Tale elemento è una estrinsecazione del principio di imparzialità della Pubblica Amministrazione già previsto dall’art. 97 della Costituzione. Sul punto, occorre un breve inciso: non si ritiene condivisibile l’interpetazione per la quale con tale riforma non sia più punito il vizio di imparzialità dell’atto amministrativo. Infatti, tale principio continua ad essere tutelato, oltre che dall’obbligo di astensione, anche dall’art. 97 della Costituzione, la cui portata precettiva è stata ripetutamente valorizzata dalla Cassazione e viene esplicitamente richiamata dall’art. 323 c.p. laddove appunto punisce la violazione di un atto avente forza di Legge.

Ciò premesso, i maggiori dubbi interpretativi circa la portata dell’obbligo di astensione sorgono con riferimento alla locuzione “negli altri casi previsti”.

Sul punto la Cassazione ha già specificato che quest’obbligo di astensione opera a prescindere da una violazione di legge, motivo per cui si ritiene che la fattispecie in questione, sul punto non modificata, conservi un dovere generale e diretto di astensione per i pubblici agenti che si trovino in una situazione di conflitto di interessi anche in assenza di una specifica disciplina dell’astensione, così come nel caso in cui tale disciplina dell’astensione non abbia carattere cogente.

L’elemento di distonia è dato dal fatto che mentre la violazione delle specifiche regole di condotte devono esplicitarsi in una violazione ad una legge o ad un atto avente forza di legge, l’aver adottato un atto in presenza di un conflitto di interessi rileva come condotta caratterizzante l’abuso d’ufficio anche se la disciplina del conflitto d’interesse non trovi la sua fonte in una norma di legge.

CONCLUSIONI

A parere di chi scrive, quella che parrebbe essere quindi una forte limitazione della repressione del tipico illecito di natura amministrativa pare invece una restituzione, al giudice amministrativo, del proprio sindacato.

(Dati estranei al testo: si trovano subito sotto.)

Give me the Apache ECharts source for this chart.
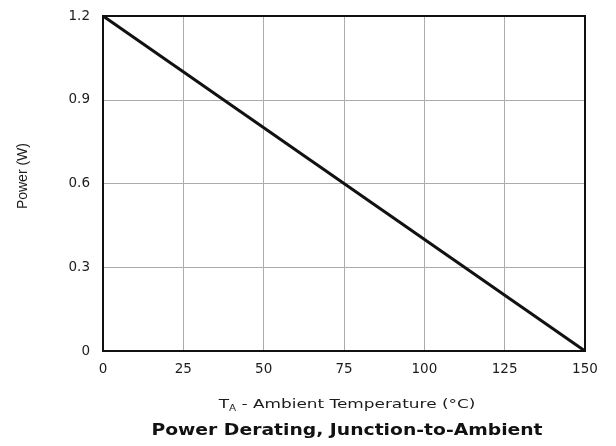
<!DOCTYPE html>
<html>
<head>
<meta charset="utf-8">
<script src="https://cdn.jsdelivr.net/npm/echarts@6/dist/echarts.min.js"></script>
<style>
  html, body { margin: 0; padding: 0; background: #fff; }
  #chart { width: 616px; height: 446px; }
</style>
</head>
<body>
<div id="chart"></div>
<script>
// Derating curve: ambient temperature (°C) vs. allowable power (W)
const temperatures = [0, 150];
const powerWatts = [1.2, 0];
const xTicks = [0, 25, 50, 75, 100, 125, 150];
const yTicks = [0, 0.3, 0.6, 0.9, 1.2];

const FONT = '"DejaVu Sans", Verdana, sans-serif';
const INK = '#1c1c1c';

const chart = echarts.init(document.getElementById('chart'));
chart.setOption({
  animation: false,
  backgroundColor: '#fff',
  grid: { left: 103, right: 31, top: 16, bottom: 95, show: true, borderColor: '#111', borderWidth: 2, z: 3 },
  xAxis: {
    type: 'value',
    min: xTicks[0], max: xTicks[xTicks.length - 1], interval: 25,
    axisLine: { show: false },
    axisTick: { show: false },
    splitLine: { show: true, lineStyle: { color: '#ababab', width: 1 } },
    axisLabel: { color: INK, fontFamily: FONT, fontSize: 13.5, margin: 11 }
  },
  yAxis: {
    type: 'value',
    min: yTicks[0], max: yTicks[yTicks.length - 1], interval: 0.3,
    axisLine: { show: false },
    axisTick: { show: false },
    splitLine: { show: true, lineStyle: { color: '#ababab', width: 1 } },
    axisLabel: {
      color: INK, fontFamily: FONT, fontSize: 13.5, margin: 13,
      formatter: v => (Math.abs(v) < 1e-9 ? '0' : v.toFixed(1))
    }
  },
  graphic: [
    {
      // vertical axis caption
      type: 'text',
      left: 16, top: 143,
      rotation: Math.PI / 2,
      style: { text: 'Power (W)', fontFamily: '"Liberation Sans Narrow", "Liberation Sans", Arial, sans-serif', fontSize: 14, fill: INK }
    },
    {
      // horizontal axis caption with subscript
      type: 'text',
      x: 347, y: 405,
      scaleX: 1.3,
      style: {
        text: '{t|T}{s|A}{t| - Ambient Temperature (°C)}',
        align: 'center', verticalAlign: 'middle',
        rich: {
          t: { fontFamily: FONT, fontSize: 13, fill: INK, color: INK },
          s: { fontFamily: FONT, fontSize: 8, fill: INK, color: INK, verticalAlign: 'bottom', padding: [7, 0, 0, 0] }
        }
      }
    },
    {
      // chart caption
      type: 'text',
      x: 347, y: 431,
      scaleX: 1.25,
      style: {
        text: 'Power Derating, Junction-to-Ambient',
        align: 'center', verticalAlign: 'middle',
        fontFamily: FONT, fontSize: 15, fontWeight: 'bold', fill: '#111'
      }
    }
  ],
  series: [{
    type: 'line',
    data: temperatures.map((t, i) => [t, powerWatts[i]]),
    showSymbol: false,
    lineStyle: { color: '#111', width: 3 },
    z: 4
  }]
});
</script>
</body>
</html>
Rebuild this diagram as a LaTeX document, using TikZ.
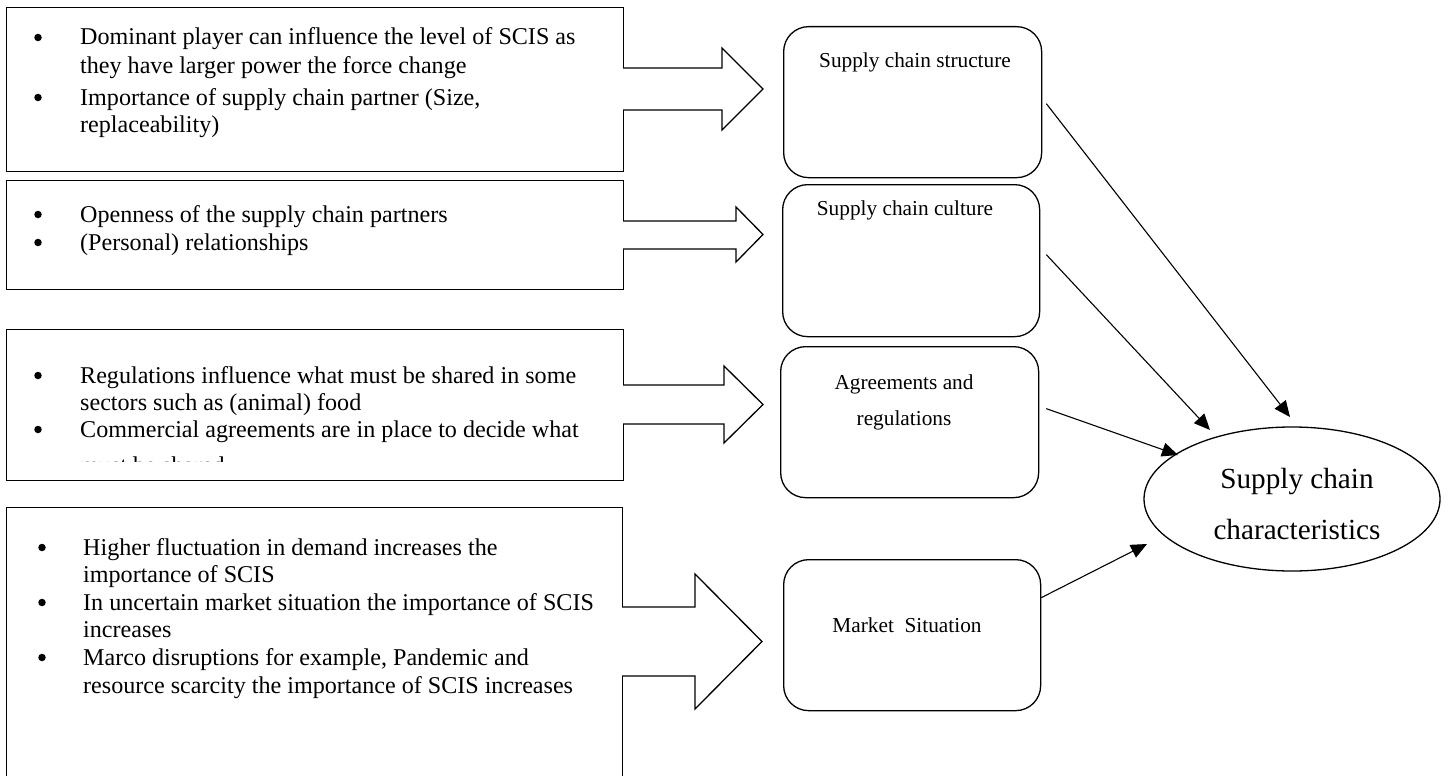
\documentclass[tikz,border=0pt]{standalone}
\usepackage{fontspec}
\setmainfont{Liberation Serif}
\usetikzlibrary{arrows.meta,calc,shapes.geometric}

\newcommand\bodyfont{\fontsize{24.1}{29}\selectfont}
\newcommand\tagfont{\fontsize{21.3}{26}\selectfont}
\newcommand\hubfont{\fontsize{29.2}{35}\selectfont}

% block arrow leaving a box: start x, stem top, stem bottom, head x, head top, head bottom, tip x
\newcommand\blockarrow[7]{%
  \fill[white] (#1-1.5,#2) -- (#4,#2) -- (#4,#5) -- (#7,{(#5+#6)/2}) -- (#4,#6) -- (#4,#3) -- (#1-1.5,#3) -- cycle;
  \draw[frame] (#1,#2) -- (#4,#2) -- (#4,#5) -- (#7,{(#5+#6)/2}) -- (#4,#6) -- (#4,#3) -- (#1,#3);}

\begin{document}
\begin{tikzpicture}[x=1pt,y=-1pt,
  frame/.style={draw=black, line width=1.3pt, line join=miter},
  listbox/.style={frame, rectangle, anchor=north west, inner sep=0pt, fill=white},
  tagbox/.style={draw=black, line width=1.3pt, rectangle, rounded corners=25pt, anchor=north west, inner sep=0pt, fill=white},
  item/.style={anchor=base west, inner sep=0pt, font=\bodyfont},
  dot/.style={circle, fill=black, inner sep=0pt, minimum size=7.5pt, yshift=7.5pt},
  tag/.style={anchor=base, inner sep=0pt, font=\tagfont},
  hub/.style={anchor=base, inner sep=0pt, font=\hubfont},
  conn/.style={draw=black, line width=1.1pt, -{Triangle[length=16pt,width=14pt]}}]

\useasboundingbox (0,0) rectangle (1453,776);
\clip (0,0) rectangle (1453,776);

% ---------- left-hand boxes with bullet lists ----------
\node[listbox, minimum width=617pt, minimum height=164pt] (b1) at (6,7) {};
\node[listbox, minimum width=617pt, minimum height=109pt] (b2) at (6,180) {};
\node[listbox, minimum width=617pt, minimum height=151pt] (b3) at (6,329) {};
\node[listbox, minimum width=616pt, minimum height=300pt] (b4) at (6,507) {};

% box 1
\node[dot] (d11) at (38,45) {};
\node[item] (t11) at (80,45) {Dominant player can influence the level of SCIS as};
\node[item] (t12) at (80,74) {they have larger power the force change};
\node[dot] (d12) at (38,105) {};
\node[item] (t13) at (80,105) {Importance of supply chain partner (Size,};
\node[item] (t14) at (80,132) {replaceability)};

% box 2
\node[dot] (d21) at (38,222) {};
\node[item] (t21) at (80,222) {Openness of the supply chain partners};
\node[dot] (d22) at (38,250) {};
\node[item] (t22) at (80,250) {(Personal) relationships};

% box 3
\node[dot] (d31) at (38,383) {};
\node[item] (t31) at (80,383) {Regulations influence what must be shared in some};
\node[item] (t32) at (80,410) {sectors such as (animal) food};
\node[dot] (d32) at (38,437) {};
\node[item] (t33) at (80,437) {Commercial agreements are in place to decide what};
\begin{scope}
  \clip (10,446) rectangle (615,461);
  \node[item] (t34) at (80,473) {must be shared};
\end{scope}

% box 4
\node[dot] (d41) at (42,555) {};
\node[item] (t41) at (83,555) {Higher fluctuation in demand increases the};
\node[item] (t42) at (83,582) {importance of SCIS};
\node[dot] (d42) at (42,610) {};
\node[item] (t43) at (83,610) {In uncertain market situation the importance of SCIS};
\node[item] (t44) at (83,637) {increases};
\node[dot] (d43) at (42,665) {};
\node[item] (t45) at (83,665) {Marco disruptions for example, Pandemic and};
\node[item] (t46) at (83,693) {resource scarcity the importance of SCIS increases};

% ---------- block arrows ----------
\blockarrow{623}{68}{110}{722}{48}{130}{763}
\blockarrow{623}{221}{249}{736}{207}{262}{763}
\blockarrow{623}{385}{424}{724}{366}{443}{763}
\blockarrow{622}{607}{676}{695}{574}{709}{762}

% ---------- rounded factor boxes ----------
\node[tagbox, minimum width=258pt, minimum height=151pt] (r1) at (783,26) {};
\node[tagbox, minimum width=257pt, minimum height=152pt] (r2) at (782,184) {};
\node[tagbox, minimum width=258pt, minimum height=151pt] (r3) at (780,346) {};
\node[tagbox, minimum width=257pt, minimum height=151pt] (r4) at (783,559) {};

\node[tag] (l1) at (915,67) {Supply chain structure};
\node[tag] (l2) at (905,215) {Supply chain culture};
\node[tag] (l3a) at (904,389) {Agreements and};
\node[tag] (l3b) at (904,425) {regulations};
\node[tag] (l4) at (907,632) {Market~ Situation};

% ---------- central ellipse ----------
\node[draw=black, line width=1.3pt, ellipse, minimum width=296pt, minimum height=144pt, inner sep=0pt] (sc) at (1292,499) {};
\node[hub] (h1) at (1297,488) {Supply chain};
\node[hub] (h2) at (1297,539) {characteristics};

% ---------- influence arrows ----------
\draw[conn] ($(r1.east)+(4,1.5)$) -- ($(sc.center)+(-2,-82)$);
\draw[conn] ($(r2.east)+(6,-6)$) -- ($(sc.center)+(-82,-69)$);
\draw[conn] ($(r3.east)+(7,-13.5)$) -- ($(sc.center)+(-114,-44)$);
\draw[conn] ($(r4.east)+(0,-37.5)$) -- ($(sc.center)+(-145,45)$);

\end{tikzpicture}
\end{document}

Infatti è innegabile che in controluce con l’espansione del sindacato penale sull’operato del potere amministrativo si legge una vera e propria sfiducia, da parte del giudice penale, verso il potere amministrativo ma anche verso la relativa giurisdizione.

Piuttosto, il pericolo di una deresponsabilizzazione degli amministratori pubblici è assai più fondato se posto in relazione al meno pubblicizzato allentamento della responsabilità erariale che non in relazione ad un restringimento del campo di applicazione del reato di abuso d’ufficio.  

Ciò è confermato da un dato statistico estremamente importante che ha preceduto la riforma (sia pur limitato agli anni 2016 e 2017), ovvero che a fronte di circa 7.000 contestazioni per abuso di ufficio, si è addivenuti a circa 100 sentenza di condanne, dato che fonda il legittimo sospetto su come l’abuso di ufficio sia stato il cavallo di Troia usato dalla magistratura per esercitare un sindacato sull’attività politica prima ancora che su quella amministrativa.